かつて山科家の会社だったバンダイは、


「おっしゃることが事実かどうか確認できないので、コメントのしようがありません」(広報IR担当)
 と言うばかり。

 財団理事の森元首相に取材を申し込むと、代理人の弁護士から以下のような回答が書面で返ってきた。

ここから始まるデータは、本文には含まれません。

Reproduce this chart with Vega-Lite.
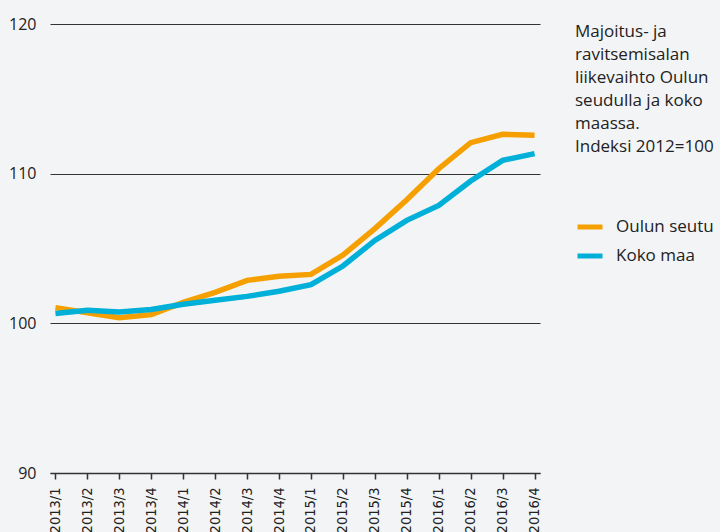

「森喜朗氏は直治氏の晩年、『息子のことをよろしく頼む』と言われていました。(山科氏の問題については)それ自体が真実かどうか、知りません。仮に真実だったとしても、その事実を全く知りません。財団の資産の現状も知りません」

 旧厚生省児童家庭局長で財団の初代副理事長だった金田一郎氏はこう話す。

「事務局に役人OBがいれば、基本財産を流用させたりはしなかったでしょう。直治さんは事業家として大変素晴らしい方で尊敬していましたが、誠さんはバンダイの経営すらあまり熱心ではないようでした。直治さんが『息子は事業には向いてない。小説を書くほうが好きなんだ』とぼやいていたのを覚えています」

 都内のおもちゃ図書館を訪ねると、障害のある子どもたちが遊んでいた。10年以上通っているという20代後半の男性もいた。

「ここは本当に気を使わなくていい場所です。みんなが親類のようなもので、親としても安らかな気持ちになります」(母親の一人)

 山科氏はバンダイの社長だった83年、「夢・クリエイション」という企業スローガンを掲げた。子どもに夢を与えるべき会社の2代目が、障害のある子どもたちの喜びを奪うなど言語道断である。